While initially unidentified, officials sent Bramlett’s body to the Madisonville Medical Examiner’s Office for confirmation. Through medical and dental records, it was confirmed that the body was, in fact, Bramlett. According to a statement issued by the Marshall County Office of Emergency Management, autopsy results were consistent with drowning.
Bramlett went missing from the Little Bear area, near Rocky Point on Nov. 28, 2009. Family members had become concerned when, after a day of fishing, Bramlett had not returned home by nightfall.
Emergency personnel found Bramlett’s truck and two dogs at the scene. Law enforcement then traced Bramlett’s cell phone signal and found his fishing boat had run aground in Grand Rivers. His fishing gear and phone were still inside.
It was a ghostly reminder of the tragedy that took place some 11 months before, when three Graves County teenagers fell victim to the icy January waters of Kentucky Lake.
Rescue workers spent more than a month searching for the missing teens, however Director of Marshall County Emergency Management Melissa Combs said this situation was perhaps more trying.
“In January I felt like we were given a puzzle,” Combs said. “But this ... our biggest challenge was that we had no point of entry. We didn’t have anyone who could tell us ‘okay, the last time I saw him was right in that area.’”
Combs said that lack of direction broadened the potential search area to some 6,000 square acres of water. The unknown coupled with a time gap of some four hours made search efforts difficult at best, despite the availability and use of new equipment obtained in the wake of the January 2009 drowning incident.
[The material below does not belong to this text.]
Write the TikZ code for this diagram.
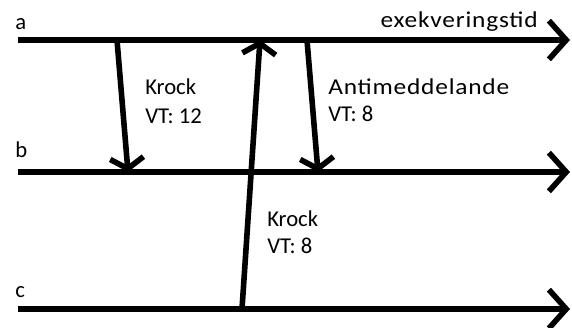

Office of Emergency Management personnel Duane Hawes said rescue crews had access to new side-scan sonar equipment, and a towfish, which broadens detection range to include areas within two feet of lake bottom.
Hawes said the Marshall County Sheriff’s Department assisted in re-enactment scenarios, as well.
Combs said rescue crews continued full-scale recovery efforts for two and one-half weeks after Bramlett’s disappearance. However, while the operation was scaled back, often due to wind, it was never fully concluded.
“We’ve still been sending boats and people out there, whenever they can do it,” Hawes said.
Now with the discovery of Bramlett’s body, Combs said she hopes Bramlett’s wife and two daughters will be able to move into the next phase of the grieving process.
“Marshall County Emergency Management would like to thank everyone for their prayers and support during this event,” Combs said in a statement issued to the press.
“We ask that you continue to support the family as they begin this chapter of their tragic loss.”